Al sentarme en el auto, sentí una extraña desconexión con Sophia. A pesar de que estaba allí, esperándonos con esa sonrisa casi perfecta, no podía dejar de sentir que había una distancia entre nosotras. Quizás era por lo que me había pasado, o tal vez simplemente porque nunca había tenido esa cercanía con ella. Siempre había sido más cercana a papá, él siempre había sido quien me entendía, quien veía más allá de las apariencias. Sophia, por otro lado, siempre había estado tan ocupada con su vida, con sus propios intereses, que yo siempre me había sentido un poco invisible a sus ojos.

—¿Listos para comer? — dijo Sophia con su tono suave, pero casi con una chispa de algo que no supe identificar. Tal vez solo era mi paranoia, tal vez solo me afectaba estar tan vulnerable.

—Claro— respondió Louis, dándome una sonrisa cálida antes de arrancar el auto.

Mientras comenzábamos el viaje, me perdí en mis pensamientos. A pesar de la alegría de salir del hospital, de ver el cielo azul y sentirme libre por fin, una parte de mí seguía atrapada en el miedo. El miedo a lo que vendría. El miedo a la cicatriz, a las miradas, a lo que la gente pensaría de mí. Pero, por otro lado, sabía que tenía a mi padre, y eso era lo único que realmente importaba.

Llegamos a casa, y apenas entré, mi cachorro salió corriendo hacia mí, saltando de emoción, moviendo su pequeña cola a toda velocidad. Me hizo sonreír, a pesar de que todo mi cuerpo pedía descanso. Intentó subirse encima de mí, pero papá y Sophia lo detuvieron rápidamente, diciéndole que no podía lastimarme las heridas. Mi pequeño, siempre tan cariñoso, me miró con esos ojos brillantes como si me entendiera, y se quedó cerca de mí, esperando pacientemente para recibir mis caricias.

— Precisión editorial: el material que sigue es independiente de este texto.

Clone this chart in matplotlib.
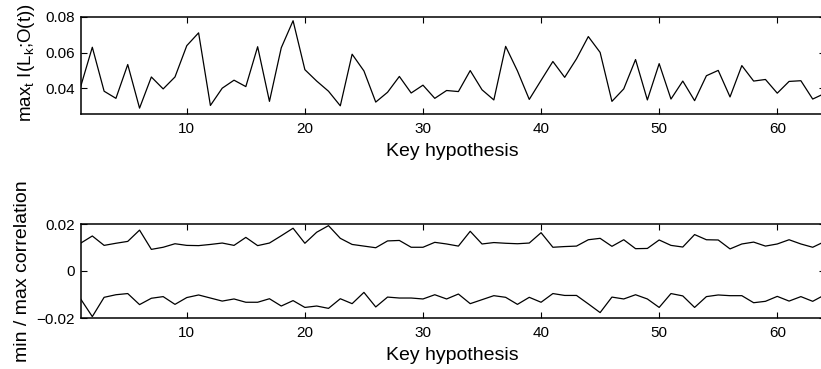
import numpy as np
import matplotlib
matplotlib.use('Agg')
import matplotlib.pyplot as plt

plt.rcParams['font.family'] = ['Liberation Sans', 'DejaVu Sans']
plt.rcParams['mathtext.default'] = 'regular'

keys = np.arange(1, 65)

max_info = [0.0406, 0.0630, 0.0383, 0.0343, 0.0533, 0.0288, 0.0463, 0.0396,
            0.0463, 0.0639, 0.0711, 0.0303, 0.0400, 0.0445, 0.0409, 0.0633,
            0.0326, 0.0627, 0.0779, 0.0504, 0.0440, 0.0383, 0.0301, 0.0591,
            0.0497, 0.0322, 0.0377, 0.0466, 0.0373, 0.0417, 0.0343, 0.0387,
            0.0381, 0.0499, 0.0391, 0.0334, 0.0635, 0.0497, 0.0337, 0.0444,
            0.0550, 0.0461, 0.0565, 0.0690, 0.0601, 0.0326, 0.0396, 0.0561,
            0.0334, 0.0538, 0.0339, 0.0440, 0.0330, 0.0470, 0.0500, 0.0351,
            0.0527, 0.0440, 0.0449, 0.0372, 0.0438, 0.0442, 0.0339, 0.0370]

max_corr = [0.0118, 0.0149, 0.0109, 0.0118, 0.0126, 0.0174, 0.0092, 0.0101,
            0.0116, 0.0109, 0.0108, 0.0113, 0.0119, 0.0109, 0.0143, 0.0108,
            0.0119, 0.0150, 0.0182, 0.0118, 0.0165, 0.0193, 0.0139, 0.0113,
            0.0106, 0.0099, 0.0128, 0.0130, 0.0101, 0.0101, 0.0122, 0.0115,
            0.0106, 0.0169, 0.0115, 0.0121, 0.0118, 0.0116, 0.0119, 0.0163,
            0.0101, 0.0104, 0.0106, 0.0133, 0.0139, 0.0105, 0.0133, 0.0095,
            0.0096, 0.0132, 0.0109, 0.0102, 0.0155, 0.0133, 0.0132, 0.0094,
            0.0115, 0.0123, 0.0106, 0.0115, 0.0133, 0.0115, 0.0101, 0.0125]

min_corr = [-0.0118, -0.0194, -0.0112, -0.0101, -0.0096, -0.0143, -0.0116, -0.0109,
            -0.0142, -0.0113, -0.0102, -0.0115, -0.0128, -0.0119, -0.0133, -0.0133,
            -0.0118, -0.0149, -0.0126, -0.0155, -0.0149, -0.0159, -0.0118, -0.0139,
            -0.0091, -0.0153, -0.0111, -0.0115, -0.0115, -0.0119, -0.0101, -0.0119,
            -0.0098, -0.0139, -0.0122, -0.0105, -0.0112, -0.0142, -0.0112, -0.0133,
            -0.0096, -0.0104, -0.0104, -0.0140, -0.0177, -0.0111, -0.0119, -0.0101,
            -0.0119, -0.0155, -0.0096, -0.0106, -0.0155, -0.0109, -0.0102, -0.0105,
            -0.0105, -0.0135, -0.0129, -0.0108, -0.0128, -0.0109, -0.0129, -0.0102]

W, H = 821, 369
fig = plt.figure(figsize=(W / 100, H / 100), dpi=100)


def box(px_left, px_top, px_right, px_bottom):
    return [px_left / W, 1 - px_bottom / H, (px_right - px_left) / W, (px_bottom - px_top) / H]


def style(ax):
    ax.tick_params(direction='in', top=True, right=True, length=4, width=0.8,
                   labelsize=11)
    ax.tick_params(axis='x', pad=6)
    ax.tick_params(axis='y', pad=4)
    for s in ax.spines.values():
        s.set_linewidth(1.1)
    ax.set_xlim(1, 64)
    ax.set_xticks([10, 20, 30, 40, 50, 60])
    ax.set_xlabel('Key hypothesis', fontsize=14, labelpad=5)


ax1 = fig.add_axes(box(80.5, 17, 824.5, 114))
ax1.plot(keys, max_info, color='black', lw=0.9)
style(ax1)
ax1.set_ylim(0.0255, 0.08)
ax1.set_yticks([0.04, 0.06, 0.08])
ax1.set_yticklabels(['0.04', '0.06', '0.08'])
ax1.set_ylabel('max$_t$ I(L$_k$;O(t))', fontsize=13.5, labelpad=6)
ax1.yaxis.label.set_y(0.53)

ax2 = fig.add_axes(box(80.5, 224, 824.5, 318))
ax2.plot(keys, max_corr, color='black', lw=0.9)
ax2.plot(keys, min_corr, color='black', lw=0.9)
style(ax2)
ax2.set_ylim(-0.02, 0.02)
ax2.set_yticks([-0.02, 0, 0.02])
ax2.set_yticklabels(['\u22120.02', '0', '0.02'])
ax2.set_ylabel('min / max correlation', fontsize=14, labelpad=4)

fig.savefig('out.png', dpi=100)
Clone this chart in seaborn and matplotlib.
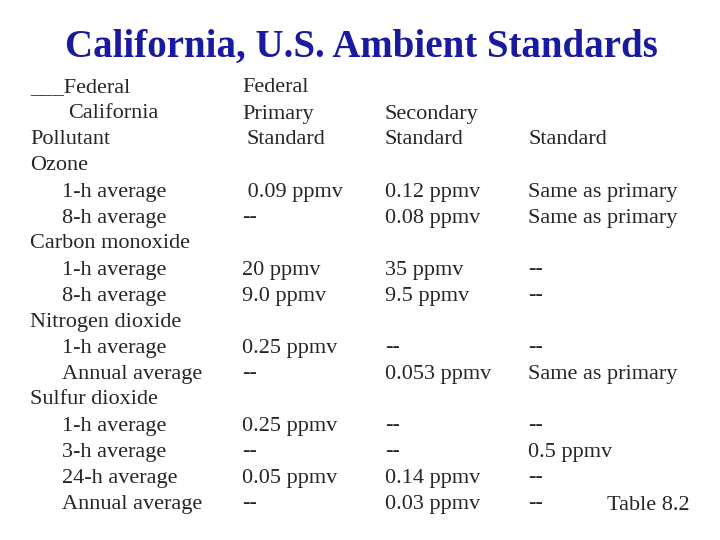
import matplotlib
matplotlib.use("Agg")
import matplotlib.pyplot as plt
import seaborn as sns

sns.set_style("white")
plt.rcParams['font.family'] = 'serif'
plt.rcParams['font.serif'] = ['Liberation Serif', 'Times New Roman', 'DejaVu Serif']

title = "California, U.S. Ambient Standards"
pollutants = ["Ozone", "Carbon monoxide", "Nitrogen dioxide", "Sulfur dioxide"]
averages = [["1-h average", "8-h average"],
            ["1-h average", "8-h average"],
            ["1-h average", "Annual average"],
            ["1-h average", "3-h average", "24-h average", "Annual average"]]
federal_primary = [[" 0.09 ppmv", "--"],
                   ["20 ppmv", "9.0 ppmv"],
                   ["0.25 ppmv", "--"],
                   ["0.25 ppmv", "--", "0.05 ppmv", "--"]]
federal_secondary = [["0.12 ppmv", "0.08 ppmv"],
                     ["35 ppmv", "9.5 ppmv"],
                     ["--", "0.053 ppmv"],
                     ["--", "--", "0.14 ppmv", "0.03 ppmv"]]
california = [["Same as primary", "Same as primary"],
              ["--", "--"],
              ["--", "Same as primary"],
              ["--", "0.5 ppmv", "--", "--"]]

fig = plt.figure(figsize=(7.2, 5.4), dpi=100)
W, H = 720, 540
fs = 16

def put(x, y, s, **kw):
    fig.text(x / W, 1 - y / H, s, fontsize=kw.pop('size', fs), va='center', ha='left', **kw)

fig.text(361 / W, 1 - 47 / H, title, fontsize=28, fontweight='bold', color='#1a1aa0',
         ha='center', va='center')

# header
put(30, 88, "___Federal")
put(68, 114, "California")
put(30, 140, "Pollutant")
put(242, 88, "Federal")
put(242, 114, "Primary")
put(247, 140, "Standard")
put(385, 114, "Secondary")
put(385, 140, "Standard")
put(528, 140, "Standard")

y = 166
step = 26
for p, avs, c1, c2, c3 in zip(pollutants, averages, federal_primary, federal_secondary, california):
    put(30, y, p)
    y += step
    for a, v1, v2, v3 in zip(avs, c1, c2, c3):
        put(62, y, a)
        put(242, y, v1)
        put(385, y, v2)
        put(528, y, v3)
        y += step

put(607, 506, "Table 8.2")

fig.savefig("out.png", dpi=100)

—Te has portado bien, mi amor— le dije en voz baja, acariciando su cabeza. Me sentí aliviada al verlo, el único que parecía ser capaz de sacarme una sonrisa genuina en medio de tanta incertidumbre.

Papá me ayudó a subir las escaleras hacia mi habitación. A pesar de estar agotada, había una sensación de libertad al estar en mi propia cama, lejos de las camas frías del hospital. Todo aquí me parecía más acogedor, más cálido. Cuando entré a mi habitación, mi mente solo pensaba en descansar, pero me di cuenta de que no podía seguir postergando más el momento de arreglarme. Necesitaba sentirme mejor conmigo misma.

Decidí tomar una ducha larga. El agua caliente recorrió mi cuerpo, aliviando los dolores que las cicatrices de mis heridas me causaban. Pero mientras me sumergía en el silencio de la ducha, mis pensamientos no paraban. Aún tenía miedo de lo que vendría, de cómo me verían los demás, y de cómo mi cuerpo había cambiado. La cicatriz en mi abdomen me lo recordaba cada vez que me miraba en el espejo.